Il dito è insomma sempre più puntato sui vari titolari del trattamento dei dati, anche molto piccoli, a livello di singoli Stati membri. “A livello geopolitico si danno però troppe cose per scontate“, osserva l’avvocato Lisi. Invece che volgere l’attenzione verso le grandi società che forniscono i servizi utilizzati dai titolari del trattamento, continua Lisi, si fa presente che può esservi un potenziale trasferimento di dati – non necessariamente diretto e consapevole – verso la controllante extra-UE anche a dispetto del fatto che i server siano fisicamente collocati in Europa. “Si dà per scontato che un provvedimento giudiziale negli Stati Uniti abbia efficacia diretta sulla società controllata in Europa, pur appartenente al gruppo americano. Il provvedimento invece non può avere efficacia diretta, ad esempio, in Italia. Esso deve essere valutato dai giudici italiani e reso quindi eventualmente applicabile“.
Si può forse pensare che esista uno “scambio tra server UE-USA” dei vari big della tecnologia in spregio di tutte le normative vigenti? Dove sono le prove? Chi si sente di avanzare questa tesi?

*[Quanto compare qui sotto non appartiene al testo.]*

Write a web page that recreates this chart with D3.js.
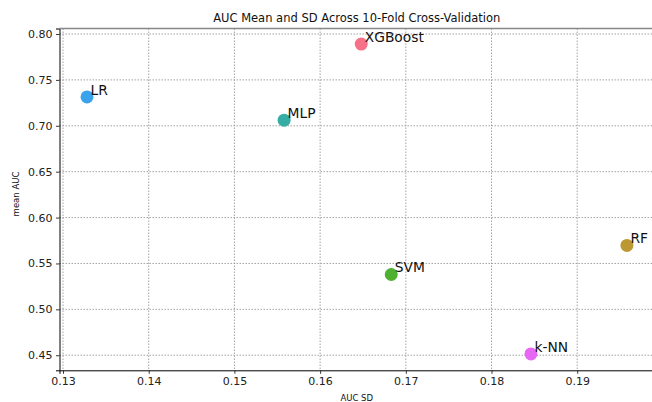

Se davvero fossero già in essere pratiche simili, il problema sarebbe quasi da affrontare in sede di Corte europea dei diritti dell’uomo. E ciò se qualcuno avesse contezza del fatto che Oltreoceano o in qualunque altro Paese extra-UE si stessero effettivamente violando i diritti fondamentali dei cittadini europei. In questo modo si toglierebbero dalla graticola i fornitori dei servizi, quindi i responsabili del trattamento, e i “poveri” titolari del trattamento che si trovano a confrontarsi sempre di più, ogni giorno, obtorto collo, con l’astrattismo dell’attuale giurisprudenza.
Qualcosa deve essere fatto perché a giudicare dalle centinaia di denunce che sono state presentate, legittimamente, da parte degli attivisti i prossimi provvedimenti riguarderanno decine di realtà online (e non certo soltanto a riguardo dell’uso di Google Analytics…).